Spark plasma sintering of sub-micron copper reinforced with ruthenium–carbon nanotube composites for thermal management applications

• The procedure to achieved good dispersion of Ru-CNTs was developed.
• Influence of SPS parameters on Cu-CNT-Ru composites.
• The CTE of Cu-2 vol% CNT was reduced by as much as 79% at 100 °C.
• The addition of ruthenium has positive influence on the oxidation state of copper.
• Densification of samples has a significant influence in the thermal conductivity.

Submicron copper reinforced with carbon nanotubes–ruthenium composites as suitable material for thermal management applications has been fabricated by Spark plasma sintering (SPS). The slurry of CNT–Ru was uniformly dispersed into copper matrix by mechanical stirring process using ethanol as a mixing medium. The composites powders were initially annealed for 30 min at 550 °C with heating rate of 5 °C/min under argon. The annealed powders were then consolidated at sintering temperature of 600 °C and 650 °C with a constant pressure of 50 MPa and the holding time of 5 min.
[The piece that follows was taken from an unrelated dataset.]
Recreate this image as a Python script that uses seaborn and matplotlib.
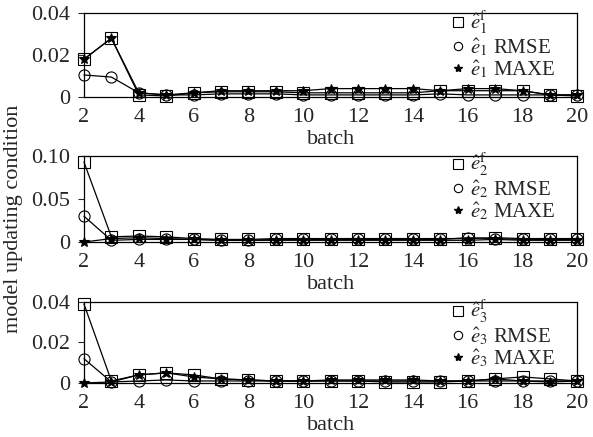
import pandas as pd
import matplotlib.pyplot as plt
import seaborn as sns
from matplotlib.lines import Line2D

batch = list(range(2, 21))

# panel 1
e1_f    = [0.018, 0.028, 0.001, 0.0005, 0.002, 0.0025, 0.0025, 0.0025, 0.002, 0.002, 0.002, 0.002, 0.002, 0.003, 0.003, 0.003, 0.003, 0.001, 0.0005]
e1_rmse = [0.0105, 0.0095, 0.002, 0.001, 0.001, 0.0015, 0.0015, 0.0015, 0.001, 0.001, 0.001, 0.001, 0.001, 0.0015, 0.001, 0.001, 0.001, 0.001, 0.001]
e1_maxe = [0.018, 0.028, 0.002, 0.001, 0.002, 0.003, 0.003, 0.003, 0.003, 0.004, 0.004, 0.004, 0.004, 0.003, 0.004, 0.004, 0.003, 0.001, 0.001]

# panel 2
e2_f    = [0.093, 0.006, 0.007, 0.006, 0.004, 0.003, 0.003, 0.004, 0.004, 0.004, 0.004, 0.004, 0.004, 0.004, 0.004, 0.005, 0.004, 0.004, 0.004]
e2_rmse = [0.030, 0.002, 0.003, 0.003, 0.003, 0.002, 0.002, 0.003, 0.003, 0.003, 0.003, 0.003, 0.003, 0.003, 0.005, 0.004, 0.003, 0.003, 0.003]
e2_maxe = [0.0, 0.004, 0.005, 0.004, 0.003, 0.002, 0.002, 0.002, 0.002, 0.002, 0.002, 0.002, 0.002, 0.002, 0.002, 0.003, 0.002, 0.002, 0.002]

# panel 3
e3_f    = [0.039, 0.001, 0.004, 0.005, 0.004, 0.002, 0.0015, 0.001, 0.001, 0.001, 0.001, 0.0005, 0.0005, 0.0005, 0.001, 0.002, 0.003, 0.002, 0.001]
e3_rmse = [0.012, 0.0005, 0.001, 0.0015, 0.001, 0.001, 0.001, 0.001, 0.001, 0.001, 0.001, 0.001, 0.001, 0.001, 0.001, 0.001, 0.001, 0.001, 0.001]
e3_maxe = [0.0, 0.0005, 0.004, 0.005, 0.003, 0.002, 0.0015, 0.001, 0.001, 0.0015, 0.0015, 0.0015, 0.0015, 0.001, 0.001, 0.002, 0.001, 0.0005, 0.001]

panels = [
    (1, e1_f, e1_rmse, e1_maxe, 0.04, [0, 0.02, 0.04], ['0', '0.02', '0.04']),
    (2, e2_f, e2_rmse, e2_maxe, 0.10, [0, 0.05, 0.10], ['0', '0.05', '0.10']),
    (3, e3_f, e3_rmse, e3_maxe, 0.04, [0, 0.02, 0.04], ['0', '0.02', '0.04']),
]

sns.set_style('white')
plt.rcParams['font.family'] = ['Liberation Serif', 'DejaVu Serif']
plt.rcParams['mathtext.fontset'] = 'stix'

fig = plt.figure(figsize=(5.93, 4.37), dpi=100)
positions = [
    [0.1416, 0.7780, 0.832, 0.1922],
    [0.1416, 0.4462, 0.832, 0.1968],
    [0.1416, 0.1236, 0.832, 0.1854],
]

styles = [('s', 8, 'none'), ('o', 8, 'none'), ('*', 7, 'black')]

for pos, (k, ef, rmse, maxe, ymax, yt, ytl) in zip(positions, panels):
    ax = fig.add_axes(pos)
    for vals, (m, ms, fc) in zip([ef, rmse, maxe], styles):
        df = pd.DataFrame({'batch': batch, 'value': vals})
        sns.lineplot(data=df, x='batch', y='value', ax=ax, color='black', lw=0.9,
                     marker=m, markersize=ms, markerfacecolor=fc,
                     markeredgecolor='black', markeredgewidth=0.8, clip_on=False)
    ax.set_xlim(2, 20)
    ax.set_ylim(0, ymax)
    ax.set_xticks(range(2, 21, 2))
    ax.set_yticks(yt)
    ax.set_yticklabels(ytl)
    ax.set_xlabel('batch', fontsize=16, labelpad=2)
    ax.set_ylabel('')
    ax.tick_params(axis='y', direction='out', length=4, width=0.8, labelsize=16, pad=6, left=True)
    ax.tick_params(axis='x', length=0, labelsize=16, pad=8)
    for s in ax.spines.values():
        s.set_color('black')
        s.set_linewidth(0.9)
    handles = [
        Line2D([], [], ls='none', marker='s', ms=7, mfc='none', mec='black', mew=0.8),
        Line2D([], [], ls='none', marker='o', ms=6, mfc='none', mec='black', mew=0.8),
        Line2D([], [], ls='none', marker='*', ms=6, mfc='black', mec='black'),
    ]
    labels = [r'$\hat{e}_%d^{\mathrm{f}}$' % k,
              r'$\hat{e}_%d$ RMSE' % k,
              r'$\hat{e}_%d$ MAXE' % k]
    ax.legend(handles, labels, loc='upper right', bbox_to_anchor=(0.98, 1.2),
              frameon=False, fontsize=15, handlelength=0.6, handletextpad=0.25,
              labelspacing=0.0, borderpad=0.1)

fig.text(0.022, 0.5, 'model updating condition', rotation=90, va='center', ha='center', fontsize=16)

plt.savefig('out.png', dpi=100)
The relative density of 98.15% was obtained for Cu-2 vol%CNT while that of Cu-2 vol%CNT-0.5 vol%Ru was of 97.08%. The Vickers hardness values of Cu-2 vol%CNT-0.5 vol%Ru sintered at 650 °C were found to be 130.4 HV. The coefficient of thermal expansion of 2.3 × 10−6/°C was measured for copper reinforced with 2 vol% CNT sample at 100 °C. The thermal conductivity of 323 W/mK and 279 W/mK was measured at 100 °C for Cu and Cu-1CNT-0.5 vol%Ru. The X-ray photoelectron spectroscopy was performed on the samples surface in order to determine the effect of additives on the copper surface. XPS revealed that addition of Ru reduced copper oxidation at the surface.